In the listing that follows, retype every line from the first through the one containing "const rulerTicks = [1, 315];". Pictures are to be left out.

* * * * * * * * *

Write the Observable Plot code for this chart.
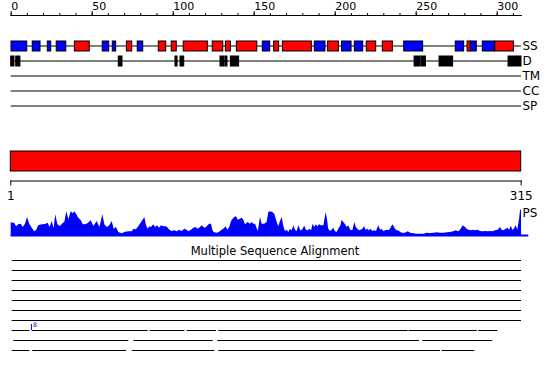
<!DOCTYPE html>
<html><head><meta charset="utf-8">
<script src="https://cdn.jsdelivr.net/npm/d3@7"></script>
<script src="https://cdn.jsdelivr.net/npm/@observablehq/plot@0.6"></script>
<style>
html,body{margin:0;padding:0;background:#fff;}
#chart{position:relative;width:550px;height:380px;overflow:hidden;font-family:"DejaVu Sans",sans-serif;color:#000;}
#chart svg{position:absolute;left:0;top:0;background:transparent;}
#title{position:absolute;left:0;top:244px;width:550px;text-align:center;font-size:11.5px;line-height:14px;font-family:"DejaVu Sans",sans-serif;}
</style></head><body><div id="chart"></div>
<script>
// ---------- data ----------
const seqLength = 315;
const tracks = ["SS", "D", "TM", "CC", "SP"];
const topTicks = [0, 50, 100, 150, 200, 250, 300];
const minorTicks = [0,10,20,30,40,50,60,70,80,90,100,110,120,130,140,150,160,170,180,190,200,210,220,230,240,250,260,270,280,290,300,310];
const rulerTicks = [1, 315];

// secondary structure elements (H = helix/red, E = strand/blue)
const ssStart = [0.2,13.3,22.6,28.1,39.3,56.5,62.7,71.4,78.1,91.1,99.1,106.5,124.4,132.5,139.3,155.3,162.3,167.7,187.4,195.6,204.2,212.1,219.5,229.4,242.6,274.4,281.7,283.7,291.1,298.8];
const ssEnd   = [9.9,18.1,24.7,34.0,48.5,60.5,64.8,74.7,81.5,95.7,102.2,121.4,130.9,135.6,151.9,159.9,165.4,185.6,194.0,202.3,210.1,217.3,225.3,235.6,254.3,279.6,283.7,287.4,298.8,310.3];
const ssType  = ["E","E","E","E","H","E","E","H","E","H","H","H","H","H","H","E","H","H","E","H","E","E","H","H","E","E","H","E","E","H"];

// disorder segments
const dStart = [0,3.1,66.4,101.4,104.5,129.2,132.3,135.6,249.0,253.3,264.4,307.0];
const dEnd   = [2.0,5.7,68.7,102.7,106.8,131.7,133.5,140.7,252.7,256.0,272.8,315.0];

// domain bar
const domStart = [1];
const domEnd = [315];

// PS profile
const psMax = 80;
const psTailEnd = 319.5;
const psPos = [0,2.2,3.3,4.7,6.2,7.4,8.8,10.1,11.3,13,14.4,15.6,17,19.1,21.2,22.8,24,25.3,26.5,27.5,28.8,30.4,31.9,33.1,34.3,35.6,37,38.3,39.3,40.5,41.7,43.2,44.4,45.9,47.3,49.4,51,53.1,54.7,56.6,57.8,59.3,60.9,62.3,63.6,65,66.4,68.5,70.6,72.6,74.7,75.9,77.3,78.8,79.8,81.2,82.5,83.5,84.6,85.6,86.6,88,89.1,90.5,91.5,92.8,94.2,95.7,96.9,97.9,99.4,101,102.5,103.9,105.5,107.2,108.6,109.6,111.3,112.7,114.2,115.4,116.9,117.9,118.9,119.9,121.6,122.4,123.6,124.7,125.7,127.2,128.2,129.8,131.2,132.7,133.7,134.9,136,137,138,139.1,140.1,141.5,142.6,143.6,144.6,146.3,147.7,148.8,149.8,150.8,152.5,153.9,154.9,156.5,158,159,160.1,161.5,162.7,164.2,165.2,166.2,167.3,168.3,169.3,170.4,171.4,172.4,173.5,174.4,175.5,176.5,177.5,178.6,179.6,181.2,182.3,183.3,184.3,185.4,186.4,187.4,188.3,189.3,190.3,191.5,193,194.4,195.2,196,197.1,198.1,199.1,200.2,201.2,202.2,203.5,204.3,205.3,206.4,207.4,208.4,209.6,210.9,212.1,213,214,215,216,217,218.1,219.1,220.1,221.2,222.2,223.2,224.4,225.5,226.9,228,229,230,231.1,232.1,233.1,234.1,235.6,236.6,237.7,238.6,239.7,241.3,243.4,245.1,246.5,248.5,250.6,252.7,254.7,256.8,258.8,260.9,263,265,267.1,269.1,271.2,273.2,274.7,276.3,277.8,279,280.4,281.5,282.5,284.1,285.5,286.6,288.3,289.7,291.1,292.8,294.4,295.9,297.3,298.9,300.6,302,303,304.1,305.6,306.5,307.6,308.8,309.6,310.6,311.7,312.7,313.8,314.4,315];
const psVal = [41,39,29,35,37,27,37,57,38,25,15,17,32,35,36,40,27,45,24,65,35,30,38,42,74,50,74,68,74,65,55,48,36,35,38,47,30,45,27,65,35,27,32,45,22,27,12,8,13,14,14,22,20,30,37,47,57,32,22,29,27,35,27,32,25,32,29,29,25,19,15,17,14,19,15,22,19,14,19,25,27,22,27,32,27,25,32,37,37,15,11,10,11,17,22,29,19,27,45,52,57,59,49,52,55,49,35,42,37,42,37,37,15,57,37,37,42,72,74,72,67,42,29,45,57,29,15,19,12,22,17,32,19,15,32,19,17,31,19,17,22,17,37,27,35,29,35,32,32,72,52,22,15,19,25,14,12,22,32,49,42,35,27,32,19,17,42,27,22,17,19,22,29,19,22,17,22,15,17,15,32,19,22,15,17,19,17,22,35,27,19,17,15,10,10,14,10,8,7,7,7,10,9,10,11,10,10,11,12,14,17,14,22,32,27,22,19,17,19,17,19,15,14,15,14,15,14,17,19,27,19,17,22,25,19,31,19,22,32,19,52,77,80];

// multiple sequence alignment rows
const alnTitle = "Multiple Sequence Alignment";
const alnRows = [1,2,3,4,5,6,7,8,9,10];
const alnRow   = [1,2,3,4,5,6,7, 8,8,8,8,8,8,8, 9,9,9,9, 10,10,10,10,10];
const alnStart = [0.6,0.6,0.6,0.6,0.6,0.6,0.6, 0.6,13,85.6,108.6,128.1,245.6,288.6, 1.6,75.7,127.5,254, 0.6,13.3,74.7,128.1,266];
const alnEnd   = [315,315,315,315,315,315,315, 11.5,84.6,107.2,126.7,245.0,287.7,300.4, 72.6,124.7,252,297.3, 11.5,71.2,125.7,265,286.2];
const markerPos = [12.5];
const markerRow = [8];
const markerLabel = ["8"];

// ---------- build ----------
const W = 550, H = 380;
const base = {width: W, height: H, style: {background: "transparent", fontFamily: "DejaVu Sans, sans-serif", color: "black", overflow: "visible"}};

const ssData = ssStart.map((s, i) => ({start: s, end: ssEnd[i], type: ssType[i], track: "SS"}));
const dData = dStart.map((s, i) => ({start: s, end: dEnd[i], track: "D"}));
const domData = domStart.map((s, i) => ({start: s, end: domEnd[i]}));
const psData = psPos.map((p, i) => ({pos: p, val: psVal[i]}));
const alnData = alnRow.map((r, i) => ({row: r, start: alnStart[i], end: alnEnd[i]}));
const markerData = markerPos.map((p, i) => ({pos: p, row: markerRow[i], label: markerLabel[i]}));

const chart = document.getElementById("chart");

const plotTracks = Plot.plot({...base,
  marginLeft: 10.7, marginRight: 29, marginTop: 15, marginBottom: 0,
  x: {domain: [0, seqLength], label: null},
  y: {type: "band", domain: tracks, range: [37.5, 112.5], padding: 0, axis: null},
  color: {domain: ["H", "E"], range: ["#ff0000", "#0000ff"]},
  marks: [
    Plot.frame({anchor: "top"}),
    Plot.axisX({anchor: "top", ticks: minorTicks, tickSize: 3, tickFormat: () => ""}),
    Plot.axisX({anchor: "top", ticks: topTicks, tickSize: 5, tickPadding: 1, textAnchor: "start", fontSize: 11}),
    Plot.ruleY(tracks, {y: d => d, x1: () => 0, x2: () => seqLength, stroke: "black"}),
    Plot.barX(ssData, {x1: "start", x2: "end", y: "track", fill: "type", stroke: "black", insetTop: 3, insetBottom: 2}),
    Plot.barX(dData, {x1: "start", x2: "end", y: "track", fill: "black", stroke: "black", insetTop: 3, insetBottom: 2}),
    Plot.text(tracks, {x: () => seqLength, y: d => d, text: d => d, textAnchor: "start", dx: 1, fontSize: 12})
  ]
});

const plotBar = Plot.plot({...base,
  marginLeft: 10.3, marginRight: 29.3, marginTop: 0, marginBottom: H - 180.5,
  x: {domain: [1, seqLength], label: null},
  y: {type: "band", domain: ["domain"], range: [150.5, 170.5], padding: 0, axis: null},
  marks: [
    Plot.barX(domData, {x1: "start", x2: "end", y: () => "domain", fill: "#ff0000", stroke: "black"}),
    Plot.frame({anchor: "bottom"}),
    Plot.axisX({anchor: "bottom", ticks: rulerTicks, tickSize: 5, tickPadding: 5, fontSize: 12})
  ]
});

const plotPS = Plot.plot({...base,
  marginLeft: 10.7, marginRight: 29, marginTop: 0, marginBottom: 0,
  x: {domain: [0, seqLength], axis: null},
  y: {domain: [0, psMax], range: [236, 209.3], axis: null},
  marks: [
    Plot.ruleY([0], {x1: () => 0, x2: () => psTailEnd, stroke: "#0000ff", strokeWidth: 2, dy: -1}),
    Plot.areaY(psData, {x: "pos", y: "val", fill: "#0000ff"}),
    Plot.text(["PS"], {x: () => seqLength, y: () => psMax, text: d => d, textAnchor: "start", dx: 1, dy: 3, fontSize: 12})
  ]
});

const plotAln = Plot.plot({...base,
  marginLeft: 10.7, marginRight: 29, marginTop: 0, marginBottom: 0,
  x: {domain: [0, seqLength], axis: null},
  y: {type: "band", domain: alnRows, range: [255, 355], padding: 0, axis: null},
  marks: [
    Plot.ruleY(alnData, {y: "row", x1: "start", x2: "end", stroke: "black"}),
    Plot.tickX(markerData, {x: "pos", y: "row", stroke: "#0000ff", strokeWidth: 1, insetTop: -1, insetBottom: 5}),
    Plot.text(markerData, {x: "pos", y: "row", text: "label", fill: "#0000ff", fontSize: 6, dx: 1.5, dy: -5.5, textAnchor: "start"})
  ]
});

[plotTracks, plotBar, plotPS, plotAln].forEach(p => chart.appendChild(p));
const title = document.createElement("div");
title.id = "title";
title.textContent = alnTitle;
chart.appendChild(title);
</script>
</body></html>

* * * * * * * * *

- COMPLETE OUTPUT:
Write the Observable Plot code for this chart.
<!DOCTYPE html>
<html><head><meta charset="utf-8">
<script src="https://cdn.jsdelivr.net/npm/d3@7"></script>
<script src="https://cdn.jsdelivr.net/npm/@observablehq/plot@0.6"></script>
<style>
html,body{margin:0;padding:0;background:#fff;}
#chart{position:relative;width:550px;height:380px;overflow:hidden;font-family:"DejaVu Sans",sans-serif;color:#000;}
#chart svg{position:absolute;left:0;top:0;background:transparent;}
#title{position:absolute;left:0;top:244px;width:550px;text-align:center;font-size:11.5px;line-height:14px;font-family:"DejaVu Sans",sans-serif;}
</style></head><body><div id="chart"></div>
<script>
// ---------- data ----------
const seqLength = 315;
const tracks = ["SS", "D", "TM", "CC", "SP"];
const topTicks = [0, 50, 100, 150, 200, 250, 300];
const minorTicks = [0,10,20,30,40,50,60,70,80,90,100,110,120,130,140,150,160,170,180,190,200,210,220,230,240,250,260,270,280,290,300,310];
const rulerTicks = [1, 315];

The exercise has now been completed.